LEWISTON — Vince “Coach” Singleton was a beautifully generous mountain of a man who could light up a room just by entering it. He couldn’t help it. Facebook exploded with an outpouring of grief and uniquely wonderful memories when his passing was announced. He left his corner of the world a little dimmer Thursday morning, Jan. 4, when he died. Brain cancer had been discovered Oct. 30, 10 days after his 66th birthday.
Vincent Lapaul Singleton was born Oct. 20, 1951, in Washington, D.C., the second of nine children born to Mavis L. and Theodore R. Singleton. Football was his passion in high school and college, and a football scholarship funded his college education. He was the first in his family to earn a college degree, a bachelor’s in sociology and criminal justice.
After his graduation from Missouri Western State University in 1973 and after additional training in culinary arts at Leavenworth Federal Penitentiary, Vince spent 13 years managing food services. He won awards for his culinary skills when planning major holiday events and was also respected for his empathy and compassion by the inmates.
Seeking a more peaceful life, he came to Maine in 1985 with a construction company as their painter for a contract at Brunswick Naval Air Station. (His father had trained him as a young man to assist him in his painting company.) He applied for and was granted the major painting contract for military housing at BNAS after the initial company moved on to another state.
In 1989, he met his wife, Catherine. They both told people “it was a God thing” and many marveled at the magic of them together. They celebrated their 28th wedding anniversary on Oct. 21, nine days before his brain tumor was discovered.
During this time, Vince founded the semi-pro football team, the Maine Warriors, and was their head coach. They competitively played teams in Massachusetts, Rhode Island, and New Hampshire, as part of the Eastern Football League. “Coach,” as he became known on and off the field, was referred to on TV and in the Sun Journal as “The Man with the Gold Teeth and Iron Voice!”
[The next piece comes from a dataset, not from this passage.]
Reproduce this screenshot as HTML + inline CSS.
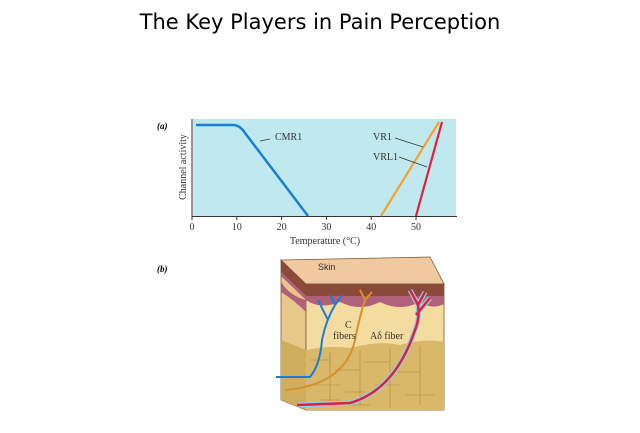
<!DOCTYPE html>
<html><head><style>
html,body{margin:0;padding:0;background:#fff;}
svg{display:block}
</style></head><body>
<svg width="640" height="433" viewBox="0 0 640 433" xmlns="http://www.w3.org/2000/svg">
<text x="320" y="29" text-anchor="middle" font-family="'Comic Sans MS','DejaVu Sans',sans-serif" font-size="21" fill="#000">The Key Players in Pain Perception</text>
<!-- chart a -->
<text x="157" y="129" font-family="'Liberation Serif',serif" font-style="italic" font-weight="bold" font-size="9">(a)</text>
<rect x="193" y="119" width="263" height="97" fill="#bfe9ef"/>
<line x1="192" y1="119" x2="192" y2="217" stroke="#333" stroke-width="1"/>
<line x1="192" y1="216.5" x2="457" y2="216.5" stroke="#333" stroke-width="1"/>
<g stroke="#333" stroke-width="1">
<line x1="192" y1="216" x2="192" y2="220"/><line x1="236.8" y1="216" x2="236.8" y2="220"/><line x1="281.6" y1="216" x2="281.6" y2="220"/><line x1="326.4" y1="216" x2="326.4" y2="220"/><line x1="371.2" y1="216" x2="371.2" y2="220"/><line x1="416" y1="216" x2="416" y2="220"/>
</g>
<g font-family="'Liberation Serif',serif" font-size="10" fill="#333" text-anchor="middle">
<text x="192" y="230">0</text><text x="236.8" y="230">10</text><text x="281.6" y="230">20</text><text x="326.4" y="230">30</text><text x="371.2" y="230">40</text><text x="416" y="230">50</text>
<text x="325" y="244">Temperature (°C)</text>
<text transform="translate(186,167) rotate(-90)" >Channel activity</text>
</g>
<path d="M196 125 L233 125 Q240 125 245 133 L308 216" fill="none" stroke="#1a7fd4" stroke-width="2.5"/>
<line x1="381" y1="216" x2="439" y2="122" stroke="#f5a030" stroke-width="2.2"/>
<line x1="416" y1="216" x2="442" y2="122" stroke="#e0203a" stroke-width="2.2"/>
<line x1="260" y1="141" x2="270" y2="139" stroke="#333" stroke-width="0.7"/>
<text x="275" y="140" font-family="'Liberation Serif',serif" font-size="10" fill="#333">CMR1</text>
<text x="373" y="140" font-family="'Liberation Serif',serif" font-size="10" fill="#333">VR1</text>
<line x1="395" y1="138" x2="423" y2="147" stroke="#333" stroke-width="0.7"/>
<text x="373" y="160" font-family="'Liberation Serif',serif" font-size="10" fill="#333">VRL1</text>
<line x1="399" y1="157" x2="427" y2="167" stroke="#333" stroke-width="0.7"/>
<!-- b -->
<text x="157" y="272" font-family="'Liberation Serif',serif" font-style="italic" font-weight="bold" font-size="9">(b)</text>
<!-- left face -->
<polygon points="281,260 306,284 306,410 281,400" fill="#e8c88a" stroke="#7a5a30" stroke-width="0.8"/>
<!-- top face -->
<polygon points="281,260 430,257 444,284 306,284" fill="#f0c9a0" stroke="#7a5a30" stroke-width="0.8"/>
<!-- front face -->
<rect x="306" y="284" width="138" height="126" fill="#f4dca0" stroke="#7a5a30" stroke-width="0.8"/>
<!-- epidermis band -->
<path d="M281 272 L306 296 L444 296 L444 284 L306 284 L281 260Z" fill="#8a4a3a"/>
<path d="M281 276 L306 300 Q320 310 340 302 Q360 312 380 302 Q400 312 420 302 Q432 310 444 304 L444 296 L306 296 L281 272Z" fill="#b0607a"/>
<path d="M281 282 Q290 296 306 300 L306 312 Q294 300 281 292Z" fill="#b0607a"/>
<!-- fat layer -->
<path d="M306 350 Q330 345 350 348 Q380 340 400 345 Q425 338 444 342 L444 410 L306 410Z" fill="#d9b86a"/>
<path d="M281 340 Q294 345 306 350 L306 410 L281 400Z" fill="#cfae60"/>
<g fill="none" stroke="#a88a40" stroke-width="0.6">
<path d="M310 360 h20 M335 370 h25 M365 362 h25 M395 372 h25 M315 385 h25 M345 392 h20 M375 385 h25 M405 395 h30 M320 400 h20 M350 405 h20"/>
<path d="M330 352 v50 M360 350 v55 M390 348 v60 M420 345 v60"/>
</g>
<text x="318" y="270" font-family="'Liberation Sans',sans-serif" font-size="9" fill="#333">Skin</text>
<!-- C fibers -->
<path d="M276 377 L310 377 Q320 365 322 340 Q326 320 335 305 L330 295 M335 305 L342 295 M328 320 L318 300" fill="none" stroke="#1a7fd4" stroke-width="2"/>
<path d="M285 390 Q345 385 355 340 Q360 315 365 300 L360 290 M365 300 L372 292" fill="none" stroke="#d8902a" stroke-width="2"/>
<!-- Adelta -->
<path d="M297 405 L350 403 Q395 390 415 330 Q420 318 418 305 L410 290 M418 305 L425 292 M416 315 L430 298" fill="none" stroke="#8fd0e8" stroke-width="5"/>
<path d="M297 405 L350 403 Q395 390 415 330 Q420 318 418 305 L410 290 M418 305 L425 292 M416 315 L430 298" fill="none" stroke="#e0203a" stroke-width="2.5"/>
<text x="345" y="328" font-family="'Liberation Serif',serif" font-size="10" fill="#333">C</text>
<text x="333" y="339" font-family="'Liberation Serif',serif" font-size="10" fill="#333">fibers</text>
<text x="370" y="339" font-family="'Liberation Serif',serif" font-size="10" fill="#333">Aδ fiber</text>
</svg>
</body></html>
His meeting before the Lewiston City Council to request permission to use the Lewiston Athletic Field for home games was recognized this past year in “25 Years Ago Today” as the most important of their stories for that day. He was also inducted into the NCAA Football Hall of Fame last year as a result of his football power and his team at Oklahoma A&M winning the national title after an unbeaten season.
When BNAS closed and his painting contract ended, Vince applied to work as a substitute teacher for the Portland School Department and was soon hired full time to assist in the special education program at King Middle School. He loved his students and they, in turn, loved him for what one former student described as his “compassionate and energetic way of ‘coaching’ them to succeed.” Another student posted on Facebook, “I can’t believe it has been 20 years but I wanted him to know that he was the best teacher I ever had!” The students of King Middle School dedicated their yearbook to him!
Vince returned to college at the University of Maine at Augusta to earn a second degree in musical performance with bass guitar, both acoustic upright and electric, as his instrument. Former professors, fellow students and fellow musicians are crowding Facebook with memories of their time playing with him and the impact he has had on their lives. When “Coach” Vince played, he would close his eyes and let the music flow through his fingers. When that happened, he and those listening were transported to an exciting other zone!
He taught bass to a number of private students whose parents had contacted him to not only teach the instrument but also “shine his light” to coach them into a more positive direction for their lives. One of his students, of whom he was very proud, won a high school competition for “Best Bass Player in Maine,” along with a scholarship to a prestigious music college in California. “Coach” Vince taught him not only to just play the notes but also to feel and live the music by making his instrument speak!
His final job before he retired was the weekend cook at Tambrands in Auburn. It was said by many that he was “the closest thing to gourmet they would ever experience!” Workers would even change their shifts and volunteer to work weekends to eat his food, or would come in on their days off to bring his food home to their families.
Vince is survived by his wife, Catherine; daughters, Jessica Theriault, and husband, Ed, Amanda Fox, and husband, Rick; sons, Gary Singleton, Kyle Singleton, and Michael Singleton, and fiancee, Datona; granddaughters, Morgan, Mercedes, Tessa, Courtney and Zendaya; grandsons, Hunter, Sire and Micaiah; great-grandsons, Casamir and Whyllo; great-granddaughters, Oryna and Ariah; brothers, Theodore Jr., Kenneth, Wayne, Dwight and Edward; sisters, Avundia and Marilyn; and several nieces and nephews.
He was predeceased by his parents; and sister, Vonida.
Catherine wishes to thank the hospice team of Androscoggin Home Care & Hospice and the nursing staff of M1 at CMMC for their care and support.